Yeah, it’s pretty much what I assumed it would be.
I had an appointment with a sports medicine doc this morning. I went in already armed with a bit of knowledge (if you consider the Internet as knowledge). I figured it was hip bursitis, and the doc confirmed my diagnosis. He said it’s either an IT band bursitis, or the hip variety.
I blame myself. The fact is, I don’t stretch. I attempt to. I have the best of intentions, but it falls short as I tend to my children, my husband, the house, and myself. If I had to choose between stretching or taking a much needed shower after a long run, I’m going to shower, hands down. And then stretching is forgotten. Yet my hip isn’t having it. Today is the worst it’s ever been. And, it’s all my fault.
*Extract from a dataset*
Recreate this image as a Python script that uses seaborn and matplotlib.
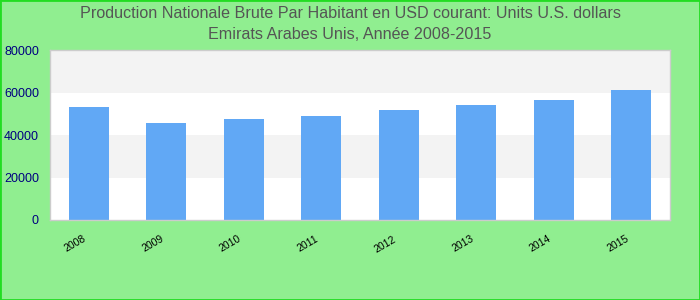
import matplotlib
matplotlib.use("Agg")
import matplotlib.pyplot as plt
import matplotlib.transforms as mtransforms
import seaborn as sns
import pandas as pd
from matplotlib.patches import Rectangle

years = ["2008", "2009", "2010", "2011", "2012", "2013", "2014", "2015"]
values = [53200, 45600, 47500, 48900, 51800, 54100, 56500, 61200]
yticks = [0, 20000, 40000, 60000, 80000]

sns.set_theme(style="white")
plt.rcParams['font.family'] = ['Liberation Sans', 'DejaVu Sans']

df = pd.DataFrame({"year": years, "value": values})

fig = plt.figure(figsize=(7, 3), dpi=100, facecolor="#90EE90")
ax = fig.add_axes([50/700, 80/300, 620/700, 170/300])
ax.set_facecolor("white")

# alternating bands
for i in range(len(yticks) - 1):
    if i % 2 == 1:
        ax.axhspan(yticks[i], yticks[i+1], color="#f3f3f3", zorder=0, lw=0)

sns.barplot(data=df, x="year", y="value", color="#61a8f5", width=0.52,
            saturation=1, linewidth=0, edgecolor="none", ax=ax, zorder=2)

ax.set_ylim(0, 80000)
ax.set_xlim(-0.5, len(years) - 0.5)
ax.set_yticks(yticks)
ax.set_yticklabels([str(v) for v in yticks], color="#000080", fontsize=9)
ax.set_xticks(range(len(years)))
ax.set_xticklabels(years, rotation=30, fontsize=7.5, color="black",
                   ha="right", va="top", rotation_mode="anchor")
ax.tick_params(axis="x", length=0, pad=10)
ax.tick_params(axis="y", length=0, pad=8)
shift = mtransforms.ScaledTranslation(-0.06, 0, fig.dpi_scale_trans)
for lbl in ax.get_xticklabels():
    lbl.set_transform(lbl.get_transform() + shift)
ax.set_xlabel("")
ax.set_ylabel("")
for s in ax.spines.values():
    s.set_color("#cccccc")
    s.set_linewidth(1)

fig.text(0.5, 0.955, "Production Nationale Brute Par Habitant en USD courant: Units U.S. dollars",
         ha="center", va="center", fontsize=11.6, color="#555555")
fig.text(0.5, 0.885, "Emirats Arabes Unis, Année 2008-2015",
         ha="center", va="center", fontsize=11.6, color="#555555")

fig.patches.append(Rectangle((0, 0), 1, 1, transform=fig.transFigure, fill=False,
                             edgecolor="#22dd22", linewidth=2, zorder=10))

fig.savefig("out.png", dpi=100, facecolor=fig.get_facecolor())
The doc referred me to a physical therapist, so I’ll be making a call soon to schedule an appointment. He said they can suggest various stretches, and will do a more in depth exam on me. He said I won’t have to stop running, but I’ll need to “cut back a smidge”. That made me chuckle. He also asked me if I tend to run the same routes, and in the same direction, which I do. When you run on a paved trail, and go in the same direction every time, your body tends to get lopsided. For example, when I run on a trail out here by my house, I always stay to the right, and when I’ve reached the mileage I need to hit (let’s say for a 10 miler, I head out for 5), I then turn around and head back so I hit my 10. This explains why my right hip isn’t affected. My left side is more sloped down due to my muscles being worked more on one side than the other.
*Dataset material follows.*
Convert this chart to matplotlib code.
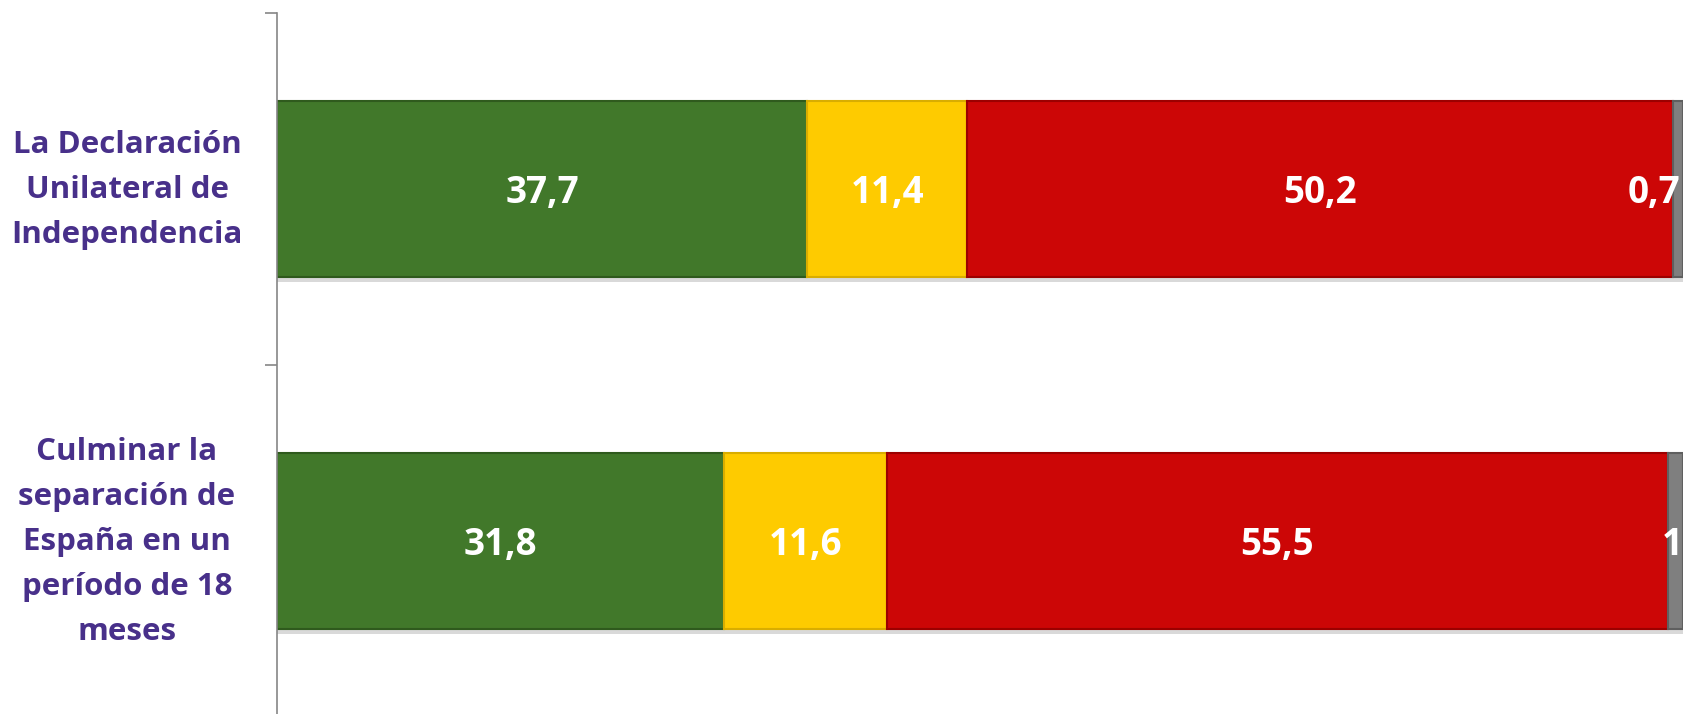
import matplotlib
matplotlib.use('Agg')
import matplotlib.pyplot as plt
import numpy as np

# Datos
categorias = ['La Declaración\nUnilateral de\nIndependencia',
              'Culminar la\nseparación de\nEspaña en un\nperíodo de 18\nmeses']
favor = [37.7, 31.8]
ns_nc = [11.4, 11.6]
contra = [50.2, 55.5]
otros = [0.7, 1.1]

series = [favor, ns_nc, contra, otros]
colores = ['#41782a', '#fecb00', '#cc0606', '#7f7f7f']
bordes = ['#2f5a1d', '#d9ad00', '#9c0000', '#5f5f5f']

PURPLE = '#48308a'
FONT = 'Open Sans'
VAL_SIZE = 26.5

fig = plt.figure(figsize=(16.84, 7.14), dpi=100)
ax = fig.add_axes([277 / 1684, -3 / 714, 1 - 277 / 1684 - 0.0005, 704 / 714])

y = np.arange(len(categorias))
izq = np.zeros(len(categorias))
for i, (vals, col, bc) in enumerate(zip(series, colores, bordes)):
    vals = np.array(vals)
    # sombra
    ax.barh(y + 0.014, vals, left=izq, height=0.5, color='#d9d9d9', zorder=1)
    bars = ax.barh(y, vals, left=izq, height=0.5, color=col,
                   edgecolor=bc, linewidth=1.5, zorder=2)
    for j, (b, v) in enumerate(zip(bars, vals)):
        txt = f'{v:.1f}'.replace('.', ',')
        if i == len(series) - 1:
            # etiquetas del final, recortadas como en el original
            offs = [-3, -21][j]
            ha = ['right', 'left'][j]
            ax.annotate(txt, (izq[j] + v, y[j]), xytext=(offs * 0.72, -10),
                        textcoords='offset points', ha=ha, va='baseline',
                        color='white', fontsize=VAL_SIZE, fontweight='bold',
                        family=FONT, zorder=3, annotation_clip=False)
        else:
            ax.annotate(txt, (izq[j] + v / 2, y[j]), xytext=(0, -10),
                        textcoords='offset points', ha='center', va='baseline',
                        color='white', fontsize=VAL_SIZE, fontweight='bold',
                        family=FONT, zorder=3)
    izq = izq + vals

ax.set_xlim(0, 100)
ax.set_ylim(1.5, -0.5)

for s in ['top', 'right', 'bottom']:
    ax.spines[s].set_visible(False)
ax.spines['left'].set_color('#868686')
ax.spines['left'].set_linewidth(1.2)

ax.set_xticks([])
ax.set_yticks([-0.5, 0.5, 1.5])
ax.set_yticklabels([])
ax.tick_params(axis='y', which='major', length=8.6, width=1.2, color='#868686')

# etiquetas de las categorías
for yy, cat in zip(y, categorias):
    ax.annotate(cat, (0, yy), xycoords=('axes fraction', 'data'),
                xytext=(-108, -1), textcoords='offset points',
                ha='center', va='center', fontsize=22.5, fontweight='bold',
                family=FONT, color=PURPLE, linespacing=1.65,
                annotation_clip=False)

fig.savefig('out.png', dpi=100)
So, I need to change it up, switch sides, etc. I’m hoping this will lead me to healthier hips, and to feeling better.
For my work out move today, I’ve decided to offer up a good stretch to help that IT band and hip flexors. Most of us have done this stretch:
Now, grab a small ball, like a tennis ball. I’ve been using one of my son’s plastic toy balls. Place the ball in the palm of your hand, and start rubbing it over the leg that’s curled up; hip area, around your butt, and around your upper leg. When you feel you’ve done this sufficiently, switch legs, and repeat.